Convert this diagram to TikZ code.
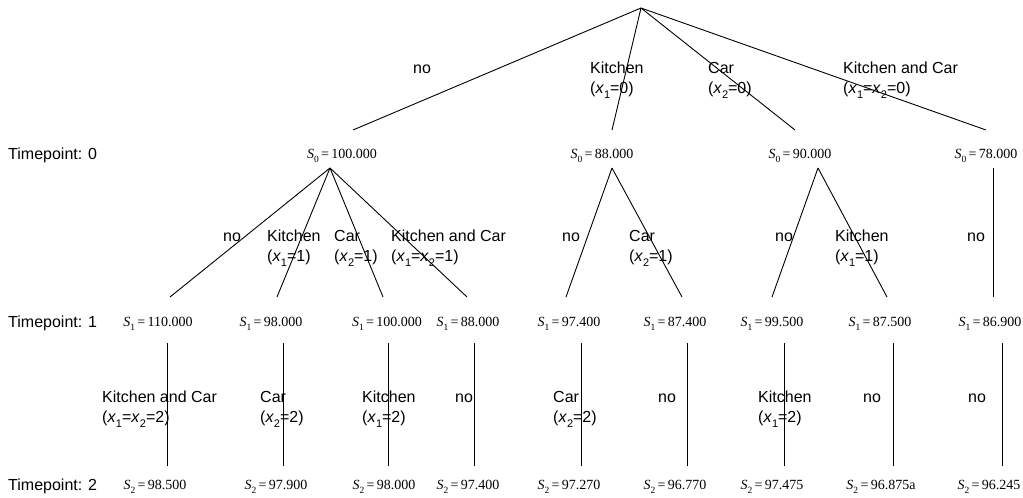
\documentclass[tikz,border=0pt]{standalone}
\usepackage{fontspec}
\setmainfont{Liberation Sans}
\newfontfamily\serifnum{Liberation Serif}
\newcommand{\SVal}[2]{\textit{S}\raisebox{-0.25em}{\fontsize{9.5}{9.5}\selectfont #1}\,=\,#2}
\newcommand{\xsub}[1]{\textit{x}\raisebox{-0.3em}{\fontsize{11}{11}\selectfont #1}}
\begin{document}
\begin{tikzpicture}[x=1pt,y=-1pt,
  edge/.style={line width=0.9pt},
  lab/.style={anchor=base west, inner sep=0pt, align=left, font=\fontsize{16}{20.5}\selectfont},
  val/.style={anchor=base, inner sep=0pt, font=\fontsize{14}{16}\serifnum},
  tp/.style={anchor=base west, inner sep=0pt, font=\fontsize{16}{20}\selectfont}]
\useasboundingbox (0,0) rectangle (1023,498);

% timepoints
\node[tp] (tp0) at (8,159.5) {Timepoint: 0};
\node[tp] (tp1) at (8,327.5) {Timepoint: 1};
\node[tp] (tp2) at (8,490.5) {Timepoint: 2};

% values level 0
\node[val] (v0a) at (342,158.5) {\SVal{0}{100.000}};
\node[val] (v0b) at (602,158.5) {\SVal{0}{88.000}};
\node[val] (v0c) at (800,158.5) {\SVal{0}{90.000}};
\node[val] (v0d) at (986,158.5) {\SVal{0}{78.000}};
% values level 1
\node[val] (v1a) at (158,326.5) {\SVal{1}{110.000}};
\node[val] (v1b) at (271,326.5) {\SVal{1}{98.000}};
\node[val] (v1c) at (387,326.5) {\SVal{1}{100.000}};
\node[val] (v1d) at (468,326.5) {\SVal{1}{88.000}};
\node[val] (v1e) at (569,326.5) {\SVal{1}{97.400}};
\node[val] (v1f) at (675,326.5) {\SVal{1}{87.400}};
\node[val] (v1g) at (772,326.5) {\SVal{1}{99.500}};
\node[val] (v1h) at (880,326.5) {\SVal{1}{87.500}};
\node[val] (v1i) at (990,326.5) {\SVal{1}{86.900}};
% values level 2
\node[val] (v2a) at (155,489.5) {\SVal{2}{98.500}};
\node[val] (v2b) at (276,489.5) {\SVal{2}{97.900}};
\node[val] (v2c) at (384,489.5) {\SVal{2}{98.000}};
\node[val] (v2d) at (468,489.5) {\SVal{2}{97.400}};
\node[val] (v2e) at (569,489.5) {\SVal{2}{97.270}};
\node[val] (v2f) at (675,489.5) {\SVal{2}{96.770}};
\node[val] (v2g) at (772,489.5) {\SVal{2}{97.475}};
\node[val] (v2h) at (881,489.5) {\SVal{2}{96.875a}};
\node[val] (v2i) at (989,489.5) {\SVal{2}{96.245}};

% connector end points
\coordinate (r) at (641,8);
\coordinate (e0a) at (353,130);
\coordinate (e0b) at (612,130);
\coordinate (e0c) at (795,130);
\coordinate (e0d) at (986,130);
\coordinate (t1a) at (330,168);
\coordinate (t1b) at (612,168);
\coordinate (t1c) at (818,168);
\coordinate (t1d) at (993,168);
\coordinate (u1) at (170,297);
\coordinate (u2) at (277,297);
\coordinate (u3) at (383,297);
\coordinate (u4) at (467,297);
\coordinate (u5) at (566,297);
\coordinate (u6) at (682,297);
\coordinate (u7) at (772,297);
\coordinate (u8) at (887,297);
\coordinate (u9) at (993,297);
\foreach \n/\x in {a/167,b/283,c/388,d/474,e/581,f/687,g/784,h/893,i/1002}{
  \coordinate (s\n) at (\x,343);
  \coordinate (f\n) at (\x,466);
}

% connectors
\draw[edge] (r) -- (e0a);
\draw[edge] (r) -- (e0b);
\draw[edge] (r) -- (e0c);
\draw[edge] (r) -- (e0d);
\draw[edge] (t1a) -- (u1);
\draw[edge] (t1a) -- (u2);
\draw[edge] (t1a) -- (u3);
\draw[edge] (t1a) -- (u4);
\draw[edge] (t1b) -- (u5);
\draw[edge] (t1b) -- (u6);
\draw[edge] (t1c) -- (u7);
\draw[edge] (t1c) -- (u8);
\draw[edge] (t1d) -- (u9);
\foreach \n in {a,b,c,d,e,f,g,h,i}{
  \draw[edge] (s\n) -- (f\n);
}

% labels level 0
\node[lab] (l0a) at (413,73) {no};
\node[lab] (l0b) at (590,93.5) {Kitchen\\(\xsub{1}=0)};
\node[lab] (l0c) at (708,93.5) {Car\\(\xsub{2}=0)};
\node[lab] (l0d) at (843,93.5) {Kitchen and Car\\(\xsub{1}=\xsub{2}=0)};
% labels level 1
\node[lab] (l1a) at (223,241) {no};
\node[lab] (l1b) at (267,261.5) {Kitchen\\(\xsub{1}=1)};
\node[lab] (l1c) at (334,261.5) {Car\\(\xsub{2}=1)};
\node[lab] (l1d) at (391,261.5) {Kitchen and Car\\(\xsub{1}=\xsub{2}=1)};
\node[lab] (l1e) at (562,241) {no};
\node[lab] (l1f) at (629,261.5) {Car\\(\xsub{2}=1)};
\node[lab] (l1g) at (775,241) {no};
\node[lab] (l1h) at (835,261.5) {Kitchen\\(\xsub{1}=1)};
\node[lab] (l1i) at (967,241) {no};
% labels level 2
\node[lab] (l2a) at (102,422.5) {Kitchen and Car\\(\xsub{1}=\xsub{2}=2)};
\node[lab] (l2b) at (260,422.5) {Car\\(\xsub{2}=2)};
\node[lab] (l2c) at (362,422.5) {Kitchen\\(\xsub{1}=2)};
\node[lab] (l2d) at (455,402) {no};
\node[lab] (l2e) at (553,422.5) {Car\\(\xsub{2}=2)};
\node[lab] (l2f) at (658,402) {no};
\node[lab] (l2g) at (758,422.5) {Kitchen\\(\xsub{1}=2)};
\node[lab] (l2h) at (863,402) {no};
\node[lab] (l2i) at (968,402) {no};
\end{tikzpicture}
\end{document}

============================================================

▸ Challenge
Omit the pictures and reproduce the listing exactly.

▸ Solution to this task
Convert this diagram to TikZ code.
\documentclass[tikz,border=0pt]{standalone}
\usepackage{fontspec}
\setmainfont{Liberation Sans}
\newfontfamily\serifnum{Liberation Serif}
\newcommand{\SVal}[2]{\textit{S}\raisebox{-0.25em}{\fontsize{9.5}{9.5}\selectfont #1}\,=\,#2}
\newcommand{\xsub}[1]{\textit{x}\raisebox{-0.3em}{\fontsize{11}{11}\selectfont #1}}
\begin{document}
\begin{tikzpicture}[x=1pt,y=-1pt,
  edge/.style={line width=0.9pt},
  lab/.style={anchor=base west, inner sep=0pt, align=left, font=\fontsize{16}{20.5}\selectfont},
  val/.style={anchor=base, inner sep=0pt, font=\fontsize{14}{16}\serifnum},
  tp/.style={anchor=base west, inner sep=0pt, font=\fontsize{16}{20}\selectfont}]
\useasboundingbox (0,0) rectangle (1023,498);

% timepoints
\node[tp] (tp0) at (8,159.5) {Timepoint: 0};
\node[tp] (tp1) at (8,327.5) {Timepoint: 1};
\node[tp] (tp2) at (8,490.5) {Timepoint: 2};

% values level 0
\node[val] (v0a) at (342,158.5) {\SVal{0}{100.000}};
\node[val] (v0b) at (602,158.5) {\SVal{0}{88.000}};
\node[val] (v0c) at (800,158.5) {\SVal{0}{90.000}};
\node[val] (v0d) at (986,158.5) {\SVal{0}{78.000}};
% values level 1
\node[val] (v1a) at (158,326.5) {\SVal{1}{110.000}};
\node[val] (v1b) at (271,326.5) {\SVal{1}{98.000}};
\node[val] (v1c) at (387,326.5) {\SVal{1}{100.000}};
\node[val] (v1d) at (468,326.5) {\SVal{1}{88.000}};
\node[val] (v1e) at (569,326.5) {\SVal{1}{97.400}};
\node[val] (v1f) at (675,326.5) {\SVal{1}{87.400}};
\node[val] (v1g) at (772,326.5) {\SVal{1}{99.500}};
\node[val] (v1h) at (880,326.5) {\SVal{1}{87.500}};
\node[val] (v1i) at (990,326.5) {\SVal{1}{86.900}};
% values level 2
\node[val] (v2a) at (155,489.5) {\SVal{2}{98.500}};
\node[val] (v2b) at (276,489.5) {\SVal{2}{97.900}};
\node[val] (v2c) at (384,489.5) {\SVal{2}{98.000}};
\node[val] (v2d) at (468,489.5) {\SVal{2}{97.400}};
\node[val] (v2e) at (569,489.5) {\SVal{2}{97.270}};
\node[val] (v2f) at (675,489.5) {\SVal{2}{96.770}};
\node[val] (v2g) at (772,489.5) {\SVal{2}{97.475}};
\node[val] (v2h) at (881,489.5) {\SVal{2}{96.875a}};
\node[val] (v2i) at (989,489.5) {\SVal{2}{96.245}};

% connector end points
\coordinate (r) at (641,8);
\coordinate (e0a) at (353,130);
\coordinate (e0b) at (612,130);
\coordinate (e0c) at (795,130);
\coordinate (e0d) at (986,130);
\coordinate (t1a) at (330,168);
\coordinate (t1b) at (612,168);
\coordinate (t1c) at (818,168);
\coordinate (t1d) at (993,168);
\coordinate (u1) at (170,297);
\coordinate (u2) at (277,297);
\coordinate (u3) at (383,297);
\coordinate (u4) at (467,297);
\coordinate (u5) at (566,297);
\coordinate (u6) at (682,297);
\coordinate (u7) at (772,297);
\coordinate (u8) at (887,297);
\coordinate (u9) at (993,297);
\foreach \n/\x in {a/167,b/283,c/388,d/474,e/581,f/687,g/784,h/893,i/1002}{
  \coordinate (s\n) at (\x,343);
  \coordinate (f\n) at (\x,466);
}

% connectors
\draw[edge] (r) -- (e0a);
\draw[edge] (r) -- (e0b);
\draw[edge] (r) -- (e0c);
\draw[edge] (r) -- (e0d);
\draw[edge] (t1a) -- (u1);
\draw[edge] (t1a) -- (u2);
\draw[edge] (t1a) -- (u3);
\draw[edge] (t1a) -- (u4);
\draw[edge] (t1b) -- (u5);
\draw[edge] (t1b) -- (u6);
\draw[edge] (t1c) -- (u7);
\draw[edge] (t1c) -- (u8);
\draw[edge] (t1d) -- (u9);
\foreach \n in {a,b,c,d,e,f,g,h,i}{
  \draw[edge] (s\n) -- (f\n);
}

% labels level 0
\node[lab] (l0a) at (413,73) {no};
\node[lab] (l0b) at (590,93.5) {Kitchen\\(\xsub{1}=0)};
\node[lab] (l0c) at (708,93.5) {Car\\(\xsub{2}=0)};
\node[lab] (l0d) at (843,93.5) {Kitchen and Car\\(\xsub{1}=\xsub{2}=0)};
% labels level 1
\node[lab] (l1a) at (223,241) {no};
\node[lab] (l1b) at (267,261.5) {Kitchen\\(\xsub{1}=1)};
\node[lab] (l1c) at (334,261.5) {Car\\(\xsub{2}=1)};
\node[lab] (l1d) at (391,261.5) {Kitchen and Car\\(\xsub{1}=\xsub{2}=1)};
\node[lab] (l1e) at (562,241) {no};
\node[lab] (l1f) at (629,261.5) {Car\\(\xsub{2}=1)};
\node[lab] (l1g) at (775,241) {no};
\node[lab] (l1h) at (835,261.5) {Kitchen\\(\xsub{1}=1)};
\node[lab] (l1i) at (967,241) {no};
% labels level 2
\node[lab] (l2a) at (102,422.5) {Kitchen and Car\\(\xsub{1}=\xsub{2}=2)};
\node[lab] (l2b) at (260,422.5) {Car\\(\xsub{2}=2)};
\node[lab] (l2c) at (362,422.5) {Kitchen\\(\xsub{1}=2)};
\node[lab] (l2d) at (455,402) {no};
\node[lab] (l2e) at (553,422.5) {Car\\(\xsub{2}=2)};
\node[lab] (l2f) at (658,402) {no};
\node[lab] (l2g) at (758,422.5) {Kitchen\\(\xsub{1}=2)};
\node[lab] (l2h) at (863,402) {no};
\node[lab] (l2i) at (968,402) {no};
\end{tikzpicture}
\end{document}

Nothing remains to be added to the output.